Not so fast, Gonzalez. My daughter and I were stopped cold by museum security even as I nonchalantly flashed my member’s card.

“No food allowed in the museum,” the petite young lady announced loudly enough to cause heads to turn and give us the disdainful look New Yorkers reserve for visiting philistines.

“I wasn’t going to eat it in the museum,” daughter offered. “It’s for my lunch later.”

The security gal pulled herself up to her full 5’2” presence and shot back, “You have to take it outside.”

If you read my blog last week, you’ll remember that I was unable to decide when to get into Manhattan to take in the new “Divine Egypt” exhibit at the Met.

My solution was to invite my daughter, Julie, to go with me as my guest, thereby ensuring I would actually work up the energy to go at all.

It turned out to be a day unlike my typical solo forays from my Connecticut home to the city.

For starters, when I visit the Met Museum, I usually walk the forty-plus blocks from Grand Central to Eighty-second and Fifth. But with daughter in tow, I treated her to a cab. Ka-ching. $25.26.

Before boarding the cab, she wanted to drop into Pave, the gourmet sandwich shop on Forty-sixth. It was there that my vegetarian daughter acquired the pate sandwich. Ka-ching. $18.85 

By way of explanation, you have to understand that this is the kid who knew how to dip lobster into melted butter at two years of age – while sitting in a high chair! (My wife was a teacher and took seriously the education of our two daughters, including how to eat a steamed lobster.) 
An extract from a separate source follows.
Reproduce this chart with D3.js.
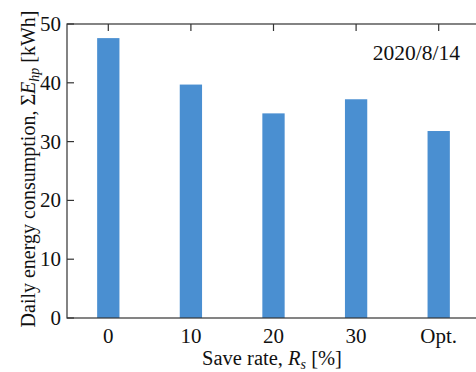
<!DOCTYPE html>
<html>
<head>
<meta charset="utf-8">
<script src="https://cdn.jsdelivr.net/npm/d3@7"></script>
<style>
  body { margin: 0; background: #fff; }
  svg text { font-family: "Liberation Serif", "DejaVu Serif", serif; fill: #111; }
</style>
</head>
<body>
<div id="chart"></div>
<script>
const categories = ['0', '10', '20', '30', 'Opt.'];
const energy = [47.6, 39.7, 34.8, 37.2, 31.8];
const yTicks = [0, 10, 20, 30, 40, 50];
const dateLabel = '2020/8/14';

const width = 476, height = 372;
const margin = { left: 67, top: 24, right: -4, bottom: 54 };
const barColor = '#4a8fd1';

const svg = d3.select('#chart').append('svg')
    .attr('width', width)
    .attr('height', height);

const x = d3.scaleBand()
    .domain(categories)
    .range([margin.left, width - margin.right])
    .paddingInner(0.73)
    .paddingOuter(0.365);

const y = d3.scaleLinear()
    .domain([0, 50])
    .range([height - margin.bottom, margin.top]);

// bars
svg.append('g')
    .selectAll('rect')
    .data(energy)
    .join('rect')
    .attr('x', (d, i) => x(categories[i]))
    .attr('width', x.bandwidth())
    .attr('y', d => y(d))
    .attr('height', d => y(0) - y(d))
    .style('fill', barColor);

// frame
svg.append('rect')
    .attr('x', margin.left)
    .attr('y', margin.top)
    .attr('width', width - margin.right - margin.left)
    .attr('height', y(0) - margin.top)
    .style('fill', 'none')
    .style('stroke', '#333')
    .style('stroke-width', 1.2);

// y ticks (inward)
const yAxis = svg.append('g');
yTicks.forEach(t => {
    yAxis.append('line')
        .attr('x1', margin.left).attr('x2', margin.left + 7)
        .attr('y1', y(t)).attr('y2', y(t))
        .style('stroke', '#333').style('stroke-width', 1.2);
    yAxis.append('text')
        .attr('x', margin.left - 6)
        .attr('y', y(t) + 7)
        .attr('text-anchor', 'end')
        .style('font-size', '21px')
        .text(t);
});

// x ticks (top inward) and labels
const xAxis = svg.append('g');
categories.forEach(c => {
    const cx = x(c) + x.bandwidth() / 2;
    xAxis.append('line')
        .attr('x1', cx).attr('x2', cx)
        .attr('y1', margin.top).attr('y2', margin.top + 7)
        .style('stroke', '#333').style('stroke-width', 1.2);
    xAxis.append('text')
        .attr('x', cx)
        .attr('y', 343)
        .attr('text-anchor', 'middle')
        .style('font-size', '21px')
        .text(c);
});

// x label
const xl = svg.append('text')
    .attr('x', 272)
    .attr('y', 365)
    .attr('text-anchor', 'middle')
    .style('font-size', '20.5px');
xl.append('tspan').text('Save rate, ');
xl.append('tspan').style('font-style', 'italic').text('R');
xl.append('tspan').style('font-style', 'italic').style('font-size', '14px').attr('dy', 4).text('s');
xl.append('tspan').attr('dy', -4).text(' [%]');

// y label
const yl = svg.append('text')
    .attr('transform', 'translate(35,169) rotate(-90)')
    .attr('text-anchor', 'middle')
    .style('font-size', '20px');
yl.append('tspan').text('Daily energy consumption, \u03A3');
yl.append('tspan').style('font-style', 'italic').text('E');
yl.append('tspan').style('font-style', 'italic').style('font-size', '14px').attr('dy', 4).text('hp');
yl.append('tspan').attr('dy', -4).text(' [kWh]');

// date
svg.append('text')
    .attr('x', 460)
    .attr('y', 60)
    .attr('text-anchor', 'end')
    .style('font-size', '21.5px')
    .text(dateLabel);
</script>
</body>
</html>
Having been metaphorically but soundly smacked down by museum security, we found a place to sit on the Met’s grand but cold steps for Julie to dispatch the sandwich.

After, of course, buying a bottle of five-dollar sparkling water to wash down the sandwich. Ka-ching. $5.06.
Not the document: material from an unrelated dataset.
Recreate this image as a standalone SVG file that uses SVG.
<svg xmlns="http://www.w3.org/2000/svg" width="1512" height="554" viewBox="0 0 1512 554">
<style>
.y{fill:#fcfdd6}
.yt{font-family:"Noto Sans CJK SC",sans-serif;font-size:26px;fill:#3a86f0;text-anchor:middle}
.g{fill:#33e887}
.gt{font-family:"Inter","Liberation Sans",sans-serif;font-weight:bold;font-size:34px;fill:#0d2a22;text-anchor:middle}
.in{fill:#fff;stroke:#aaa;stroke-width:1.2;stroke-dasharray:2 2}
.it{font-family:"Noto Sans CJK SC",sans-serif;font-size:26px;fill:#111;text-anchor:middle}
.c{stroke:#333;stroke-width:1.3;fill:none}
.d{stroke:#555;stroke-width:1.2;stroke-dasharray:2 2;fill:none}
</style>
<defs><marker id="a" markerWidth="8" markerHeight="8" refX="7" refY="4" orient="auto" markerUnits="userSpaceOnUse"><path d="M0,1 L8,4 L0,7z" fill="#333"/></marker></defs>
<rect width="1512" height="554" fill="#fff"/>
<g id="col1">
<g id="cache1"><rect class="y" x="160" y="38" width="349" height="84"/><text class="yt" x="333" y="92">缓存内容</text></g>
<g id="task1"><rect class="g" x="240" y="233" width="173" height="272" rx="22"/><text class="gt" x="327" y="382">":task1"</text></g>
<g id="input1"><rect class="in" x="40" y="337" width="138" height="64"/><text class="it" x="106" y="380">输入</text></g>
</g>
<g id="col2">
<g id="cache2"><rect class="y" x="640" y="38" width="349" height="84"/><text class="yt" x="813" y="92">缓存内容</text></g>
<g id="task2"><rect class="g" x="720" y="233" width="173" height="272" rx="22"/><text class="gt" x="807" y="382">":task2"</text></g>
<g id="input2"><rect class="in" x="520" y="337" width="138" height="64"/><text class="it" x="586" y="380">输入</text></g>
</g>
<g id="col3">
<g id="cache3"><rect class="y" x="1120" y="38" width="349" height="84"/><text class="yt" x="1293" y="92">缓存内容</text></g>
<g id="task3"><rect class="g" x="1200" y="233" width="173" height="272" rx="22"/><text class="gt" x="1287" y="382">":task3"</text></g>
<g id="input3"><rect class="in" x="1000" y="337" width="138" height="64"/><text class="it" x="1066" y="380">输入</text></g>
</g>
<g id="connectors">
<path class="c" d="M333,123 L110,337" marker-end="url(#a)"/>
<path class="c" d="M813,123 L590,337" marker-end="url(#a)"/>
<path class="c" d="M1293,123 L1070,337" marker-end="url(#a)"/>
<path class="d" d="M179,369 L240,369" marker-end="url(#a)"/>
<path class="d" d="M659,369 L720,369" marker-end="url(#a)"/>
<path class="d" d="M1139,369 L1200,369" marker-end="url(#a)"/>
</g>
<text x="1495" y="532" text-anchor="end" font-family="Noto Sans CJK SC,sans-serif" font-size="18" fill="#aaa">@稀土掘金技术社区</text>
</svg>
After the museum we had to have lunch, of course: two salads and a glass of house wine at Nectar. Ka-ching. $104.38.

And so it went all day.

But. A Dad cannot put a price on his child’s eyes brightening with the thrill of seeing new things – still, after all the years since she was little enough to carry with one arm.

I have to this day the memory of my other daughter, Wendy, when I took her at four years of age to the Christmas show at Radio City, watching her walk alone into the cavernous entry portal to the women’s room. My eyes misted, knowing this was simply her first steps toward my losing her to independence.

A few years ago The Guardian newspaper in the United Kingdom carried a story in which the writer, Declan Fitzsimons, bemoaned the fact that at fifty-two years old, he was unmarried.

He wondered what it would be like to have a daughter:

“Would she have my eyes? My smile? What is it like to see in a child little mannerisms, a way of doing things, moving, speaking, laughing, playing, that remind us of ourselves? Or of course, she may have the eyes of my loved one. And what a joy that would be, to see in our child’s face, our love; to bring into this world a beautiful child that was of us – a child that would grow into her own person but growing out of who we are.” 

Declan’s story was titled “Childless At 52: How Sweet It Would Be To Be Called Dad.”

As the Dad of two daughters, I declare Declan correct. It is sweet.

In my girls, my late wife’s smile lives on. Their eyes are her exact shade of hazel. Their voices on the phone indistinguishable from hers.

I wonder if my Dad recognized in me the manifestation of his love for my mother, as my daughters manifest my love for their Mom.